**Task brief**:
Pictures stay out of this copy, which runs from the first line of the material through the line containing "import plotly.graph_objects as go".

**Data block**:
● ● ● ● ●

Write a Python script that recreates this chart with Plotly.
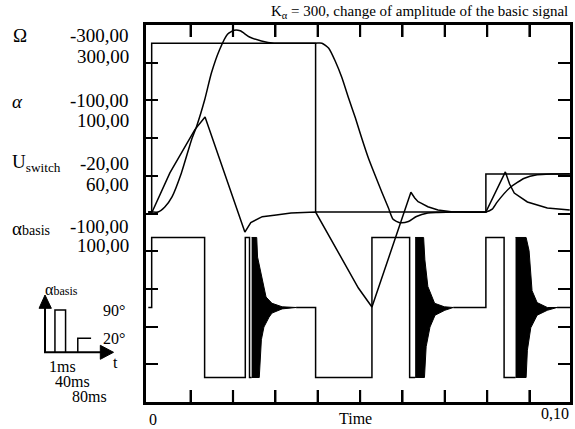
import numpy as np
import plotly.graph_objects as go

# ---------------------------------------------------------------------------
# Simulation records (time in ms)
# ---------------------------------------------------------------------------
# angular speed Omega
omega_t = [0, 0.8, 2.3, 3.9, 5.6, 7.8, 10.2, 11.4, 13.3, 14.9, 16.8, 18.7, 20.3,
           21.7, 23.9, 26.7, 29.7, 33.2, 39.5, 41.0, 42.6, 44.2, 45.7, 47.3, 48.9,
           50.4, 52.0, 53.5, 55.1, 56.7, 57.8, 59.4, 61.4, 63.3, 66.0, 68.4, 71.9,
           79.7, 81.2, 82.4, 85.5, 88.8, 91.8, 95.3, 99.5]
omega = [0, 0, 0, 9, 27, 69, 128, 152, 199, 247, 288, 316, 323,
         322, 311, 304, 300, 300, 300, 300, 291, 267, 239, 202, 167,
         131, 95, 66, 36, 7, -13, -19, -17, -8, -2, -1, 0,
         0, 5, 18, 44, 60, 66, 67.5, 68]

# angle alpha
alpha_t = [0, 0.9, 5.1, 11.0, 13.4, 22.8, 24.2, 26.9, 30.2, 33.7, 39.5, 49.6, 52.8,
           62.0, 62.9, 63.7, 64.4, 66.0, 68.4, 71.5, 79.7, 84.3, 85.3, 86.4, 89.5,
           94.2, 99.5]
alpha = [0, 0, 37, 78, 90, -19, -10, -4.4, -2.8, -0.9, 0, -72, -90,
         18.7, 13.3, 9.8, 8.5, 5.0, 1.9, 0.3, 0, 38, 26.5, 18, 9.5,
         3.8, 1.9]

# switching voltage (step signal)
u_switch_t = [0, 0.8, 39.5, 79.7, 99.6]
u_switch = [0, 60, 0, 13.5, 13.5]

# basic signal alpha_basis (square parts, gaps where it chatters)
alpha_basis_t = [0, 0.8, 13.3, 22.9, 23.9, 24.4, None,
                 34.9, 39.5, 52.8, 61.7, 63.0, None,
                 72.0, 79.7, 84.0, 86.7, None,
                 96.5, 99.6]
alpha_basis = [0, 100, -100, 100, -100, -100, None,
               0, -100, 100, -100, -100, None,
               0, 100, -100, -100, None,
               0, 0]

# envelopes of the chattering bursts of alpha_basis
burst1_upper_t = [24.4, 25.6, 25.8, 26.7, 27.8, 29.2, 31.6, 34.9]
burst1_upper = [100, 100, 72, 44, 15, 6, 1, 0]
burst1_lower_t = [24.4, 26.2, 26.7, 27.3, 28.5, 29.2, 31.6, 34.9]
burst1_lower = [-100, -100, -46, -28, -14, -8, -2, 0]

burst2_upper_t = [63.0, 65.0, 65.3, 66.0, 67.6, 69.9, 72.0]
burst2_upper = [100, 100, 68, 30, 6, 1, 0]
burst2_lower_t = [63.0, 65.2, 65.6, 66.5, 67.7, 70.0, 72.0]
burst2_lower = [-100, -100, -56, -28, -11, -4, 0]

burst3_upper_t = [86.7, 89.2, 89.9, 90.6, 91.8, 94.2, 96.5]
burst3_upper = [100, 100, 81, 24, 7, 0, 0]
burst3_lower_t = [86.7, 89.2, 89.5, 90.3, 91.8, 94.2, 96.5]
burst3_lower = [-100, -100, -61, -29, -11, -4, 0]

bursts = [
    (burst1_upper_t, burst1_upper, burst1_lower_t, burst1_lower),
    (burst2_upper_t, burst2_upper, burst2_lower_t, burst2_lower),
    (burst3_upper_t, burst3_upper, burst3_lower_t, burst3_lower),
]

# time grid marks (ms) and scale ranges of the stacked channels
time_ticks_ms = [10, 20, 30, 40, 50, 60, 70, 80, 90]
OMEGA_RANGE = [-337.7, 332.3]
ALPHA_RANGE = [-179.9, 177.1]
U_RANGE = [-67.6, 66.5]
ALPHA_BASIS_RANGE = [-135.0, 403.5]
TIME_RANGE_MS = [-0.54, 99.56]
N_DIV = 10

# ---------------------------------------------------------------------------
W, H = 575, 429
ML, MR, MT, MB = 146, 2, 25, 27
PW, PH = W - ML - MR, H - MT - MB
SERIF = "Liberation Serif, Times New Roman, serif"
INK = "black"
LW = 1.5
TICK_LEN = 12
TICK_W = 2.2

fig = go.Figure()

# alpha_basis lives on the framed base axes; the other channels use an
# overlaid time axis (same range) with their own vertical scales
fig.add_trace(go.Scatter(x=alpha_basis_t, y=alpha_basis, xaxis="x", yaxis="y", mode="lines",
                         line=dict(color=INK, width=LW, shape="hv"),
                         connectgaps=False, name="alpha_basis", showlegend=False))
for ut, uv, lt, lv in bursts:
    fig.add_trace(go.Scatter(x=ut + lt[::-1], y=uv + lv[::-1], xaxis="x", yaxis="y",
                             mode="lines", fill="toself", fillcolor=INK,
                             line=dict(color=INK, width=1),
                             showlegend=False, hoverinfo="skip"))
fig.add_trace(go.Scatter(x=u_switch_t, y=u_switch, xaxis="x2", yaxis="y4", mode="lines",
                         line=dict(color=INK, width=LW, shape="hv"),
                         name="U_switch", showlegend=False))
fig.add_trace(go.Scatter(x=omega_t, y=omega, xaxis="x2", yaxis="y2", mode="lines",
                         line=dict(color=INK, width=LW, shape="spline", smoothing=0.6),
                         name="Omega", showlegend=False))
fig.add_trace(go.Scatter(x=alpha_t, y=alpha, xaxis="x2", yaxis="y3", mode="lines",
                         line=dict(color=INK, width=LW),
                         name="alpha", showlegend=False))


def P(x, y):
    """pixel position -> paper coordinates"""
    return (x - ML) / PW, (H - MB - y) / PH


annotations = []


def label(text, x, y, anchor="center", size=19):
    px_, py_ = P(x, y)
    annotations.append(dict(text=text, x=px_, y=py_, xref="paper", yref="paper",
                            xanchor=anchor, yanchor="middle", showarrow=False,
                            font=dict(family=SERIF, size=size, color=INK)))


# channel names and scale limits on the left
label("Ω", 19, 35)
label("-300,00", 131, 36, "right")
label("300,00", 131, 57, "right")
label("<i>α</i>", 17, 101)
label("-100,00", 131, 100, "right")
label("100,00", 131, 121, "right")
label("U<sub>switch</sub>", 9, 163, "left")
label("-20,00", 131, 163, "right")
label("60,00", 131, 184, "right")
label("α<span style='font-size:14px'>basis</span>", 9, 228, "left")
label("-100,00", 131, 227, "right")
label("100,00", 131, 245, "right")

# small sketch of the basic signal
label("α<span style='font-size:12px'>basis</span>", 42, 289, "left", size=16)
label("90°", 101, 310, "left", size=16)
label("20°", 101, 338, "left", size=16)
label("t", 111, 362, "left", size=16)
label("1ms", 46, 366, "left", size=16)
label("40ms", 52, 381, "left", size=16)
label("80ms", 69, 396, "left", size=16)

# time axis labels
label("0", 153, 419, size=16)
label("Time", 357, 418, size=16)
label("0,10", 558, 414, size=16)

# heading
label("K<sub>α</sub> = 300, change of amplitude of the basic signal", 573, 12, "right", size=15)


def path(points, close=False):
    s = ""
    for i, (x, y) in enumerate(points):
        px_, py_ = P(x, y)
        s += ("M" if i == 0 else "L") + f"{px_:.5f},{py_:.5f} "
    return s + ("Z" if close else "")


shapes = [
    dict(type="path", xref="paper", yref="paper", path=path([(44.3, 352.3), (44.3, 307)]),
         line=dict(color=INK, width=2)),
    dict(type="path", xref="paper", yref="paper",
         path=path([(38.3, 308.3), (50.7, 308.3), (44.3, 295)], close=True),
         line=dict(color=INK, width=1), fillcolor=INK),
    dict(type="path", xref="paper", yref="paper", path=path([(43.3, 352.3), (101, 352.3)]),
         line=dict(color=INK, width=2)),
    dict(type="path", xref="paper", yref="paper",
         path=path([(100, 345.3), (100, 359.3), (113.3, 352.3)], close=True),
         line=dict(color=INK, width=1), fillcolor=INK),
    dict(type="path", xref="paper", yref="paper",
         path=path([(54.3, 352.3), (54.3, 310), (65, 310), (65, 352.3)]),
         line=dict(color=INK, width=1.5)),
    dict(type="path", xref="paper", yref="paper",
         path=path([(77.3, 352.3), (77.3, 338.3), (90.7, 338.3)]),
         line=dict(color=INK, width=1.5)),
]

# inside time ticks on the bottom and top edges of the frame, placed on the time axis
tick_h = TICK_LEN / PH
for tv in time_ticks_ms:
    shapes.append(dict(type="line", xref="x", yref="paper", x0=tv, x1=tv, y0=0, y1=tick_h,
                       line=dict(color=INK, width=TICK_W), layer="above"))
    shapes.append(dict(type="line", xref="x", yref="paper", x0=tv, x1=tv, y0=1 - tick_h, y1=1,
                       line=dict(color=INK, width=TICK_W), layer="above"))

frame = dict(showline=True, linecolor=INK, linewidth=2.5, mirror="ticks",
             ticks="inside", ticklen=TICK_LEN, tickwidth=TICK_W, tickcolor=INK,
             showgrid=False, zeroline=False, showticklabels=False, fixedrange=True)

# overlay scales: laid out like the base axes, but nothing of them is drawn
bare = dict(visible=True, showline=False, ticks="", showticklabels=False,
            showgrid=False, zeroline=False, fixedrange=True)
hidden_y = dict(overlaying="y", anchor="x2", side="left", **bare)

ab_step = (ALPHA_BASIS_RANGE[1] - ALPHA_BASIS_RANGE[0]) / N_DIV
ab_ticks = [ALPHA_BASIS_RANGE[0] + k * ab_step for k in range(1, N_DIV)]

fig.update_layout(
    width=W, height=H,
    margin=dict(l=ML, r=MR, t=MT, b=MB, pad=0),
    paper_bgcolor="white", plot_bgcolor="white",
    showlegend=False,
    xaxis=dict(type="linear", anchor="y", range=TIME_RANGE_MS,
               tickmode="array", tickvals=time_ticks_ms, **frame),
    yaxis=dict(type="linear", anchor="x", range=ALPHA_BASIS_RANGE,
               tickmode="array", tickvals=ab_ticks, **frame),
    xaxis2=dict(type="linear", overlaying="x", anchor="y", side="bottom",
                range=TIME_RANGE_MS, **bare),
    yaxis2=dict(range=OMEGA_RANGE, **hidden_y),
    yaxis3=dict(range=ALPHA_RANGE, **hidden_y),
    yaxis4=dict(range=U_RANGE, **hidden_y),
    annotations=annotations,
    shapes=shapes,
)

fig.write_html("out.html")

● ● ● ● ●

**Complete answer**:
Write a Python script that recreates this chart with Plotly.
import numpy as np
import plotly.graph_objects as go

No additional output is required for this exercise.